SAP HANA appliance software is a combination of hardware and software that integrates with various SAP technologies such as SAP HANA Database, SAP Landscape Transformation Server and Sybase replication technology.

SAP HANA Database is a hybrid in-memory database that combines row-based, column-based and object oriented technology.

The advantages gained over the usage of in memory processing are further optimized by the parallel processing capabilities of multi-core CPU architecture.

Past Vs Future

Data of traditional RDMS is disk based. Data is processed in the CPU registers. Due to limited capacity, only a subset of data is brought into the CPU by the buffer cache. The architecture of these systems were designed with the focus on optimizing the disk access, e.g.: by minimizing the number if disk blocks to be read into the main memory when processing a query.
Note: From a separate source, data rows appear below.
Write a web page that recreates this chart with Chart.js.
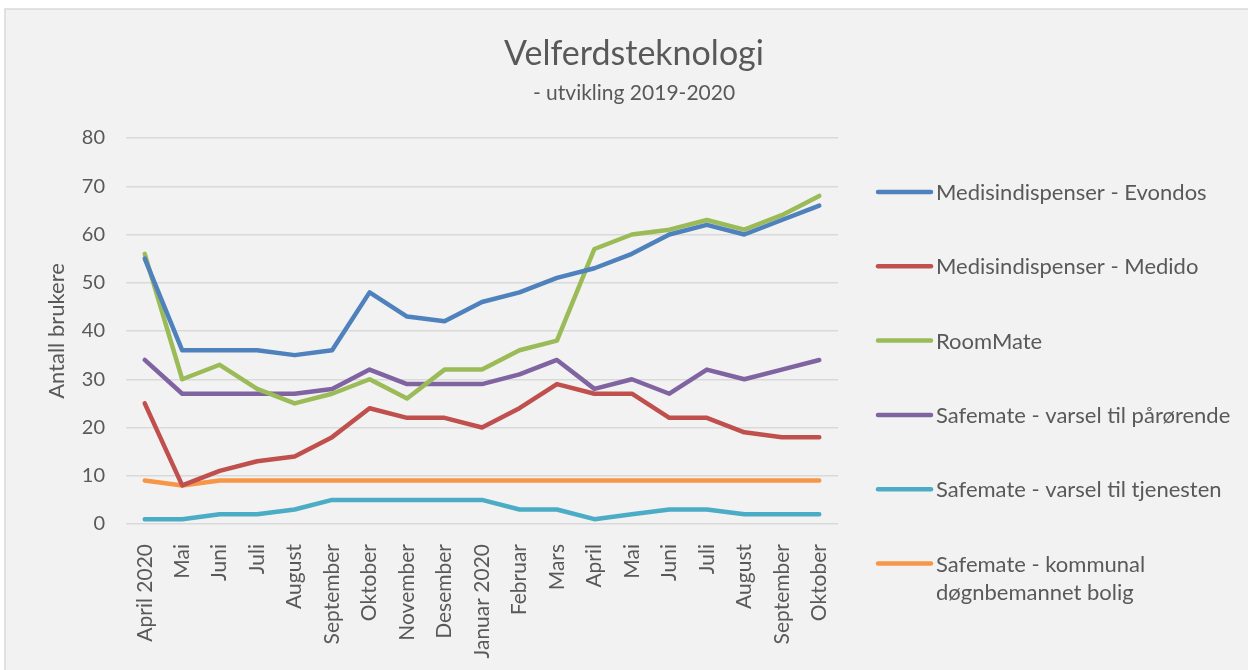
<!DOCTYPE html>
<html>
<head>
<meta charset="utf-8">
<script src="https://cdn.jsdelivr.net/npm/chart.js@4"></script>
<style>
  body { margin: 0; background: #fff; }
  #wrap { width: 1248px; height: 670px; }
</style>
</head>
<body>
<div id="wrap"><canvas id="velferd-chart"></canvas></div>
<script>
const months = [
    'April 2020', 'Mai', 'Juni', 'Juli', 'August', 'September', 'Oktober',
    'November', 'Desember', 'Januar 2020', 'Februar', 'Mars', 'April',
    'Mai', 'Juni', 'Juli', 'August', 'September', 'Oktober'
];

const evondos   = [55, 36, 36, 36, 35, 36, 48, 43, 42, 46, 48, 51, 53, 56, 60, 62, 60, 63, 66];
const medido    = [25, 8, 11, 13, 14, 18, 24, 22, 22, 20, 24, 29, 27, 27, 22, 22, 19, 18, 18];
const roomMate  = [56, 30, 33, 28, 25, 27, 30, 26, 32, 32, 36, 38, 57, 60, 61, 63, 61, 64, 68];
const parorende = [34, 27, 27, 27, 27, 28, 32, 29, 29, 29, 31, 34, 28, 30, 27, 32, 30, 32, 34];
const tjenesten = [1, 1, 2, 2, 3, 5, 5, 5, 5, 5, 3, 3, 1, 2, 3, 3, 2, 2, 2];
const kommunal  = [9, 8, 9, 9, 9, 9, 9, 9, 9, 9, 9, 9, 9, 9, 9, 9, 9, 9, 9];

const seriesNames = [
    'Medisindispenser - Evondos',
    'Medisindispenser - Medido',
    'RoomMate',
    'Safemate - varsel til pårørende',
    'Safemate - varsel til tjenesten',
    ['Safemate - kommunal', 'døgnbemannet bolig']
];
const seriesColors = ['#4f81bd', '#c0504d', '#9bbb59', '#8064a2', '#4bacc6', '#f79646'];
const yTicks = [0, 10, 20, 30, 40, 50, 60, 70, 80];

const FONT = 'Lato, "Open Sans", sans-serif';
const TEXT = '#595959';

function line(idx, values) {
    return {
        label: seriesNames[idx],
        data: values,
        borderColor: seriesColors[idx],
        backgroundColor: seriesColors[idx],
        borderWidth: 4.5,
        borderCapStyle: 'round',
        borderJoinStyle: 'round',
        pointRadius: 0,
        tension: 0,
        fill: false
    };
}

// background, title and legend drawn on the canvas
const decor = {
    id: 'decor',
    beforeDraw(chart) {
        const ctx = chart.ctx;
        ctx.save();
        ctx.fillStyle = '#ffffff';
        ctx.fillRect(0, 0, chart.width, chart.height);
        ctx.fillStyle = '#f2f2f2';
        ctx.fillRect(5, 9, chart.width, chart.height);
        ctx.strokeStyle = '#d9d9d9';
        ctx.lineWidth = 1.5;
        ctx.beginPath();
        ctx.moveTo(5, chart.height);
        ctx.lineTo(5, 9);
        ctx.lineTo(chart.width, 9);
        ctx.stroke();
        ctx.restore();
    },
    afterDraw(chart) {
        const ctx = chart.ctx;
        ctx.save();
        ctx.fillStyle = TEXT;
        ctx.textAlign = 'center';
        ctx.textBaseline = 'middle';
        ctx.font = '34px ' + FONT;
        ctx.fillText('Velferdsteknologi', 634, 54);
        ctx.font = '21px ' + FONT;
        ctx.fillText('- utvikling 2019-2020', 634, 93);

        ctx.textAlign = 'left';
        ctx.font = '22px ' + FONT;
        chart.data.datasets.forEach((ds, i) => {
            const y = 192 + i * 74.3;
            ctx.strokeStyle = ds.borderColor;
            ctx.lineWidth = 4.5;
            ctx.lineCap = 'round';
            ctx.beginPath();
            ctx.moveTo(878, y);
            ctx.lineTo(931, y);
            ctx.stroke();
            const lines = Array.isArray(ds.label) ? ds.label : [ds.label];
            lines.forEach((t, j) => ctx.fillText(t, 936, y + 1 + j * 28));
        });
        ctx.restore();
    }
};

new Chart(document.getElementById('velferd-chart'), {
    type: 'line',
    data: {
        labels: months,
        datasets: [
            line(0, evondos),
            line(1, medido),
            line(2, roomMate),
            line(3, parorende),
            line(4, tjenesten),
            line(5, kommunal)
        ]
    },
    options: {
        responsive: true,
        maintainAspectRatio: false,
        animation: false,
        layout: { padding: { top: 138, right: 410, left: 0, bottom: 0 } },
        plugins: {
            legend: { display: false },
            title: { display: false },
            tooltip: { enabled: false }
        },
        scales: {
            x: {
                offset: true,
                grid: { display: false },
                border: { display: false },
                ticks: {
                    color: TEXT,
                    font: { family: FONT, size: 21 },
                    minRotation: 90,
                    maxRotation: 90,
                    autoSkip: false,
                    padding: 12
                },
                afterFit(scale) { scale.height = 146; }
            },
            y: {
                min: 0,
                max: 80,
                afterBuildTicks(scale) { scale.ticks = yTicks.map(v => ({ value: v })); },
                grid: { color: '#d9d9d9', lineWidth: 1.5, drawTicks: false },
                border: { display: false },
                ticks: {
                    color: TEXT,
                    font: { family: FONT, size: 20 },
                    padding: 21
                },
                title: {
                    display: true,
                    text: 'Antall brukere',
                    color: TEXT,
                    font: { family: FONT, size: 22 },
                    padding: { top: 44, bottom: 0 }
                },
                afterFit(scale) { scale.width = 126; }
            }
        }
    },
    plugins: [decor]
});
</script>
</body>
</html>
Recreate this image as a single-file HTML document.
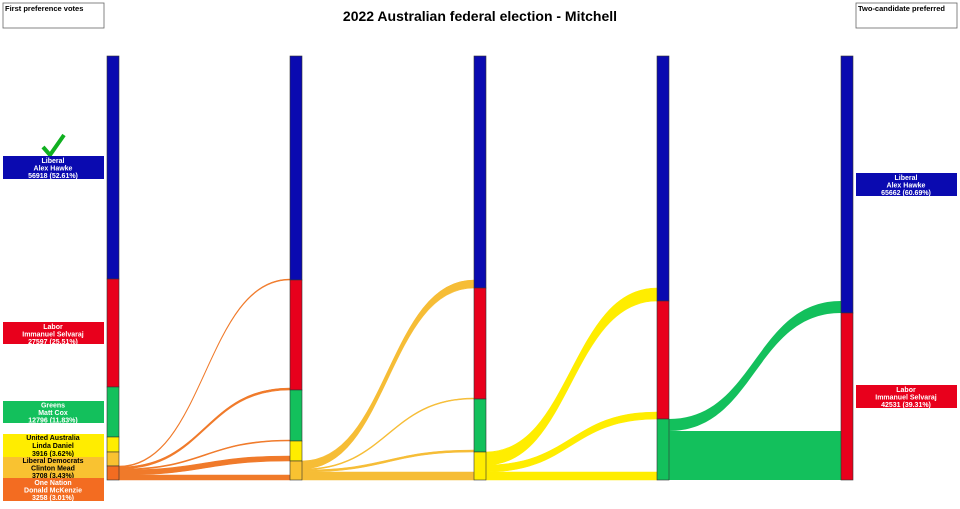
<!DOCTYPE html>
<html><head><meta charset="utf-8"><style>
body{margin:0;background:#fff;}
svg{display:block;font-family:"Liberation Sans",sans-serif;}
.l{font-size:7px;font-weight:bold;fill:#fff;text-anchor:middle;}
.d{fill:#000;}
</style></head><body>
<svg width="960" height="509" viewBox="0 0 960 509">
<rect x="3" y="3" width="101" height="25" fill="#fff" stroke="#666" stroke-width="0.8"/>
<text x="5" y="11" font-size="7.5" font-weight="bold">First preference votes</text>
<rect x="856" y="3" width="101" height="25" fill="#fff" stroke="#666" stroke-width="0.8"/>
<text x="858" y="11" font-size="7.5" font-weight="bold">Two-candidate preferred</text>
<text x="480" y="21" font-size="14" font-weight="bold" text-anchor="middle">2022 Australian federal election - Mitchell</text>

<!-- flows col1->col2 -->
<g fill="#f07a2a" stroke="#f07a2a" stroke-width="0.6">
<path d="M119,466 C205,466 205,279 290,279 L290,280 C205,280 205,467 119,467Z"/>
<path d="M119,467 C205,467 205,388 290,388 L290,390 C205,390 205,469 119,469Z"/>
<path d="M119,469 C205,469 205,440 290,440 L290,441 C205,441 205,470 119,470Z"/>
<path d="M119,470 C205,470 205,456 290,456 L290,461 C205,461 205,475 119,475Z"/>
<path d="M119,475 L290,475 L290,480 L119,480Z"/>
</g>
<!-- col2->col3 -->
<g fill="#f6bd36" stroke="#f6bd36" stroke-width="0.6">
<path d="M302,461 C388,461 388,280 474,280 L474,288 C388,288 388,469 302,469Z"/>
<path d="M302,469 C388,469 388,398 474,398 L474,399 C388,399 388,470 302,470Z"/>
<path d="M302,470 C388,470 388,450 474,450 L474,452 C388,452 388,472 302,472Z"/>
<path d="M302,472 L474,472 L474,480 L302,480Z"/>
</g>
<!-- col3->col4 -->
<g fill="#ffed00" stroke="#ffed00" stroke-width="0.6">
<path d="M486,452 C571,452 571,288 657,288 L657,301 C571,301 571,465 486,465Z"/>
<path d="M486,465 C571,465 571,412 657,412 L657,419 C571,419 571,472 486,472Z"/>
<path d="M486,472 L657,472 L657,480 L486,480Z"/>
</g>
<!-- col4->col5 -->
<g fill="#13c05c">
<path d="M669,419 C755,419 755,301 841,301 L841,313 C755,313 755,431 669,431Z"/>
<path d="M669,431 L841,431 L841,480 L669,480Z"/>
</g>

<g stroke="#333" stroke-width="0.6">
<!-- col1 -->
<rect x="107" y="56" width="12" height="223" fill="#0a0ab0"/>
<rect x="107" y="279" width="12" height="108" fill="#e8001c"/>
<rect x="107" y="387" width="12" height="50" fill="#13c05c"/>
<rect x="107" y="437" width="12" height="15" fill="#ffed00"/>
<rect x="107" y="452" width="12" height="14" fill="#f9c231"/>
<rect x="107" y="466" width="12" height="14" fill="#f36c21"/>
<!-- col2 -->
<rect x="290" y="56" width="12" height="224" fill="#0a0ab0"/>
<rect x="290" y="280" width="12" height="110" fill="#e8001c"/>
<rect x="290" y="390" width="12" height="51" fill="#13c05c"/>
<rect x="290" y="441" width="12" height="20" fill="#ffed00"/>
<rect x="290" y="461" width="12" height="19" fill="#f9c231"/>
<!-- col3 -->
<rect x="474" y="56" width="12" height="232" fill="#0a0ab0"/>
<rect x="474" y="288" width="12" height="111" fill="#e8001c"/>
<rect x="474" y="399" width="12" height="53" fill="#13c05c"/>
<rect x="474" y="452" width="12" height="28" fill="#ffed00"/>
<!-- col4 -->
<rect x="657" y="56" width="12" height="245" fill="#0a0ab0"/>
<rect x="657" y="301" width="12" height="118" fill="#e8001c"/>
<rect x="657" y="419" width="12" height="61" fill="#13c05c"/>
<!-- col5 -->
<rect x="841" y="56" width="12" height="257" fill="#0a0ab0"/>
<rect x="841" y="313" width="12" height="167" fill="#e8001c"/>
</g>

<!-- left labels -->
<path d="M43,147 L50,155 L64,135" fill="none" stroke="#10b020" stroke-width="4"/>
<rect x="3" y="156" width="101" height="23" fill="#0a0ab0"/>
<text class="l" x="53" y="163">Liberal</text><text class="l" x="53" y="170.5">Alex Hawke</text><text class="l" x="53" y="178">56918 (52.61%)</text>
<rect x="3" y="322" width="101" height="22" fill="#e8001c"/>
<text class="l" x="53" y="329">Labor</text><text class="l" x="53" y="336.5">Immanuel Selvaraj</text><text class="l" x="53" y="344">27597 (25.51%)</text>
<rect x="3" y="401" width="101" height="22" fill="#13c05c"/>
<text class="l" x="53" y="407.5">Greens</text><text class="l" x="53" y="415">Matt Cox</text><text class="l" x="53" y="422.5">12796 (11.83%)</text>
<rect x="3" y="434" width="101" height="23" fill="#ffed00"/>
<text class="l d" x="53" y="440">United Australia</text><text class="l d" x="53" y="448">Linda Daniel</text><text class="l d" x="53" y="456">3916 (3.62%)</text>
<rect x="3" y="457" width="101" height="21" fill="#f9c231"/>
<text class="l d" x="53" y="463">Liberal Democrats</text><text class="l d" x="53" y="470.5">Clinton Mead</text><text class="l d" x="53" y="478">3708 (3.43%)</text>
<rect x="3" y="478" width="101" height="23" fill="#f36c21"/>
<text class="l" x="53" y="485">One Nation</text><text class="l" x="53" y="492.5">Donald McKenzie</text><text class="l" x="53" y="500">3258 (3.01%)</text>

<!-- right labels -->
<rect x="856" y="173" width="101" height="23" fill="#0a0ab0"/>
<text class="l" x="906" y="180">Liberal</text><text class="l" x="906" y="187.5">Alex Hawke</text><text class="l" x="906" y="195">65662 (60.69%)</text>
<rect x="856" y="385" width="101" height="23" fill="#e8001c"/>
<text class="l" x="906" y="392">Labor</text><text class="l" x="906" y="399.5">Immanuel Selvaraj</text><text class="l" x="906" y="407">42531 (39.31%)</text>
</svg>
</body></html>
In SAP HANA database all data is loaded into memory – there is no need to check anymore if a data is already in memory or a read from disk is necessary. The data due to column stores (vertical column wise storage, mean values of one attribute are stored sequential in memory) is CPU-aligned; no virtual expensive calculation of LRU, logical block addresses, but direct (pointer) addressing of data. With SAP HANA, all data is available in main memory there for no need disk I/O space. Either disks or solid state drives are still required for permanent consistency during the event of power failure. Some of the optimization mechanism of the database consists of Row and Column store mechanism, partitioning, compression and processing of delta records.


Understand Column Data Storage

Relational database typically use row-based data storage. SAP HANA uses both row-based and column-based storage, and is optimized for column-based storage.

Row Storage: Records of a table are stored in the sequence of rows.

Column Storage: Records are stored in a sequence of column. Therefore records of a single column consists of records of the same attribute.

The combination of both storage mechanism that provides HANA the edge over the other Database systems. Some of the advantages of these storage mechanism are:

  • Speed
  • Flexibility and performance
  • Better Compression
  • Optimization through parallel processing


When to Use Row Store, when Column Store?

Row Store

If you want to report on all the columns then the row store is more suitable because reconstructing the complete row is one of the most expensive column store operations.

Column Store

If a table has to be filled with large amount of data that should be aggregated and analyzed then a column store is more suitable.

Parallel Processing

Compressed data can be loaded into the CPU cache faster. This is because the limiting factor is the data transport between memory and CPU cache, and so the performance gain exceeds the additional computing time needed for decompression.

Column-based storage also allows execution of operations in parallel using multiple processor cores. In a column store, data is already vertically partitioned. This means that operations on different columns can easily be processed in parallel. If multiple columns need to be searched or aggregated, each of these operations can be assigned to a different processor core. In addition, operations on one column can be parallelized by partitioning the column into multiple sections that can be processed by different processor cores.

OLAP & OLTP in a single database

For SAP Business Suite on HANA, SAP considers a new benchmark, as Suite on HANA combines OLAP and OLTP in a you could say OLEP = Online Everything Processing, including text and semantics and predictive etc. This “everything” on a single system processing is incomparable to any other current database, therefore a traditional benchmark on SAP HANA powered Business Suite system would require isolated processing independent of the parallel SAP HANA capabilities.